In his final chapters, Kandell presents a graphic expose of political, financial and moral corruption in the capital. Frequently, the president himself is the worst offender, yet presidents are not called to account because each outgoing chief executive invariably chooses his successor. The author relates with gusto the seamy love affair of President Diaz Ordaz with Irma Serrano, who became the owner of two clothing plants in Puebla, a brick-making factory, and several plots of choice real estate. Equally scandalous, writes Kandell, was the openly acknowledged affair of Lopez Portillo with Rosa Luz Alegria, who was given a $2-million mansion and appointed to the choice cabinet post of minister of tourism.
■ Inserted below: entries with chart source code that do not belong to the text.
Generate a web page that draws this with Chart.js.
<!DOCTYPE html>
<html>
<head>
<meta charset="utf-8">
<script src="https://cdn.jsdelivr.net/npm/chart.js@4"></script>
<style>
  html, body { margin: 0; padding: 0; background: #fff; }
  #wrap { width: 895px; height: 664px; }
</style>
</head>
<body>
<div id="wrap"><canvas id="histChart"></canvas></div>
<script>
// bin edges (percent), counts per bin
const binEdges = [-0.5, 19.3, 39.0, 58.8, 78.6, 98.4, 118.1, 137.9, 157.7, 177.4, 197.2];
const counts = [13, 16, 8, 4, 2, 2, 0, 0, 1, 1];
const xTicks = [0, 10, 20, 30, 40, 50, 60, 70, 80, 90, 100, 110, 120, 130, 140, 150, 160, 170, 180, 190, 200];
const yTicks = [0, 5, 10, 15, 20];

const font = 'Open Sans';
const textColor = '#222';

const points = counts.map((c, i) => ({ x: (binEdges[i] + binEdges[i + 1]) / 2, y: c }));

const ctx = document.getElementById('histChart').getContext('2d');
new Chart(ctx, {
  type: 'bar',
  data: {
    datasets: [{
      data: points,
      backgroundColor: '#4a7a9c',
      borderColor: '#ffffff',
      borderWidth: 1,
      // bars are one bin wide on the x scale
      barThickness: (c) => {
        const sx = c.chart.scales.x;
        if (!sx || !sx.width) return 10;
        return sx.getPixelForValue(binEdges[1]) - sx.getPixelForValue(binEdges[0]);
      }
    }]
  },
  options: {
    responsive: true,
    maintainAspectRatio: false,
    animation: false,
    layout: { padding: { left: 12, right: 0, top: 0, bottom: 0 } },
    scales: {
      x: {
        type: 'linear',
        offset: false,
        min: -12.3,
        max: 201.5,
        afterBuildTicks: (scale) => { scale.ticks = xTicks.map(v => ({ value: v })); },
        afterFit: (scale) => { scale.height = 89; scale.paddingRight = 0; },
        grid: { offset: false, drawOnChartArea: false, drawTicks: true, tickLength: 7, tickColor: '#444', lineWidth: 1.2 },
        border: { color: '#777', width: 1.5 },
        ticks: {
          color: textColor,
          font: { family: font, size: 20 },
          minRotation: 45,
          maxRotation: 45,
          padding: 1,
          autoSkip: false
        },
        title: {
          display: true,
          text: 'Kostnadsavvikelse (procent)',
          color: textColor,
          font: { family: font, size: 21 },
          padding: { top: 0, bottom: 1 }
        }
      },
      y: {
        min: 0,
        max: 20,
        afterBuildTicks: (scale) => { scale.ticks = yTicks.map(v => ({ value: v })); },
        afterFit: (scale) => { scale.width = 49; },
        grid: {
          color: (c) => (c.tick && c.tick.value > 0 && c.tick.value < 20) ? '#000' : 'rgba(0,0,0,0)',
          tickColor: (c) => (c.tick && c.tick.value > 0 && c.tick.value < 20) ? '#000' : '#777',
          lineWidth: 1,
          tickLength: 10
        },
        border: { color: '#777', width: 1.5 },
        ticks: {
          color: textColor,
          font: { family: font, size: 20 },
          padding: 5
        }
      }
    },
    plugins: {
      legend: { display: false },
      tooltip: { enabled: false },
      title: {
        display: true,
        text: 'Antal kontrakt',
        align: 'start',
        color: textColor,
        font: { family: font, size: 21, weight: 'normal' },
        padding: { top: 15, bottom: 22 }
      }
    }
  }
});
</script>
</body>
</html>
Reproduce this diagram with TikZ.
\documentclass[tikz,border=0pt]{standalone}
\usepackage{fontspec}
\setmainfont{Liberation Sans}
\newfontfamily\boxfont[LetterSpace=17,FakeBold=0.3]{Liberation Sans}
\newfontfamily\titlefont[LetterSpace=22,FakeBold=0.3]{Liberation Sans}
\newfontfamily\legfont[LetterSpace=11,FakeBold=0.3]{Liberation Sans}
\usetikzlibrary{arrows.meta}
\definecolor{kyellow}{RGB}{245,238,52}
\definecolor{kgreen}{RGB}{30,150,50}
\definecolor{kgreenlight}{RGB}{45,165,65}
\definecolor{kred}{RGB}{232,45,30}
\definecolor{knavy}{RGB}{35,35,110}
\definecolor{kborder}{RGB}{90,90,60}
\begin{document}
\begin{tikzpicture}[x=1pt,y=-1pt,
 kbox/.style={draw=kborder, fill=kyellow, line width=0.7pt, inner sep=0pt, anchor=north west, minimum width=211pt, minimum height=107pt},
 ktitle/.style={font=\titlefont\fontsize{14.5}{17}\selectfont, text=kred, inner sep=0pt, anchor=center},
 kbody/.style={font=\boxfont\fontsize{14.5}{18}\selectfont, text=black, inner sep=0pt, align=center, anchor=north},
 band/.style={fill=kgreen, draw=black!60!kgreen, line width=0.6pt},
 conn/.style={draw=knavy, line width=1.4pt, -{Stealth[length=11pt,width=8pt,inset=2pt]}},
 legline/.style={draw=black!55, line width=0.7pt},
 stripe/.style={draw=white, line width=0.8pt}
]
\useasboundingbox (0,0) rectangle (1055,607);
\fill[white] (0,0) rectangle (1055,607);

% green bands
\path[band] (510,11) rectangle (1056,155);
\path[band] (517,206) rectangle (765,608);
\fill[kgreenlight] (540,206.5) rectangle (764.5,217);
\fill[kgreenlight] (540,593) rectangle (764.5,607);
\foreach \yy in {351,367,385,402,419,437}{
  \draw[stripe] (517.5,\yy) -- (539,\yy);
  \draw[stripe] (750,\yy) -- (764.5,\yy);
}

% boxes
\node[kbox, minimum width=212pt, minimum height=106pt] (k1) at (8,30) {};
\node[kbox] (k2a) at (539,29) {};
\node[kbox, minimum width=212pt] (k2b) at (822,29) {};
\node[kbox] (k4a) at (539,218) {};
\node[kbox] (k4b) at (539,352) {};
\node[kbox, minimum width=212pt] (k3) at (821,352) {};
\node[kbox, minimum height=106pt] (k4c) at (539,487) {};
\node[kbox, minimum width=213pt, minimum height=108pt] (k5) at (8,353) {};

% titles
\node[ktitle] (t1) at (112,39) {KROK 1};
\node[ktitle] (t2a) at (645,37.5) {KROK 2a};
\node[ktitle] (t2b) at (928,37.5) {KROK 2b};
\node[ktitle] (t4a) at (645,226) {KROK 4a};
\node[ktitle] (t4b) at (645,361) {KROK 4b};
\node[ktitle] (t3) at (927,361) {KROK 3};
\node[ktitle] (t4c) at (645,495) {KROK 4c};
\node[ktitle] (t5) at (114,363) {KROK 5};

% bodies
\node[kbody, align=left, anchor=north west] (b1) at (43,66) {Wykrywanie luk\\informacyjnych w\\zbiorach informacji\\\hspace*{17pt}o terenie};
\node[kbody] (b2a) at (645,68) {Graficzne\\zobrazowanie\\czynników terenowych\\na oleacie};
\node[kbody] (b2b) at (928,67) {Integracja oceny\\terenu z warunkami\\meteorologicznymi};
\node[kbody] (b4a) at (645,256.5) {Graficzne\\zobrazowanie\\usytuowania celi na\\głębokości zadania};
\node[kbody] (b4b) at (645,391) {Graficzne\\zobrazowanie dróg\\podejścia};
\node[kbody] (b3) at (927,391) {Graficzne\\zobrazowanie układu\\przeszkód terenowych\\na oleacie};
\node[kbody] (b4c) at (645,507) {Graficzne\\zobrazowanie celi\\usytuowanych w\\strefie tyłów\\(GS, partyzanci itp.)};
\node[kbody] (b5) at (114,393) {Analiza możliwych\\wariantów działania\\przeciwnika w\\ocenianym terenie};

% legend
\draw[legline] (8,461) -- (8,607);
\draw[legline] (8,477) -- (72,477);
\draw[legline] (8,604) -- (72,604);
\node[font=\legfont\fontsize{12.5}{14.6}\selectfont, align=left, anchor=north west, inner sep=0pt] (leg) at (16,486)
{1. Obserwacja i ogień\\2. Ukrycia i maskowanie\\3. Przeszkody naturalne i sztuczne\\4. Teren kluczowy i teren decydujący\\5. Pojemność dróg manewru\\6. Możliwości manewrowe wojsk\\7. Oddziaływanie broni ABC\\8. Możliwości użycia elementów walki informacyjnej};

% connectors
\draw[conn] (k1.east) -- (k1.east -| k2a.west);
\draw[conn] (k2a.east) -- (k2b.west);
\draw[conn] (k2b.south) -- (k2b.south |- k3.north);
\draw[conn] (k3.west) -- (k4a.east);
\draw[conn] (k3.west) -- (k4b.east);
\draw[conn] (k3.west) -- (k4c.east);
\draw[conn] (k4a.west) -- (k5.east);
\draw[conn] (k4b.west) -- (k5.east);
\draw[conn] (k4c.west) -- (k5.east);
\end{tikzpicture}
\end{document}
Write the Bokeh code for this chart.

Also, under Lopez Portillo the capital’s police force was indistinguishable from a well-organized crime syndicate. Its chief, Arturo (El Negro) Durazo, had previously been chauffeur and bodyguard to the city’s most notorious gangster, and at the time of his appointment as chief of police he was under indictment for drug trafficking. But in his youth, Durazo had been a school chum of the president, so he weathered all opposition and became a multimillionaire before finally being brought to trial.

Today la capital , with more than 20 million inhabitants, is the most populous metropolitan area in the world. Festering shantytowns and luxurious mansions share the same noxious air. It is a megalopolis of precarious imbalance, a powder keg awaiting the inevitable explosion.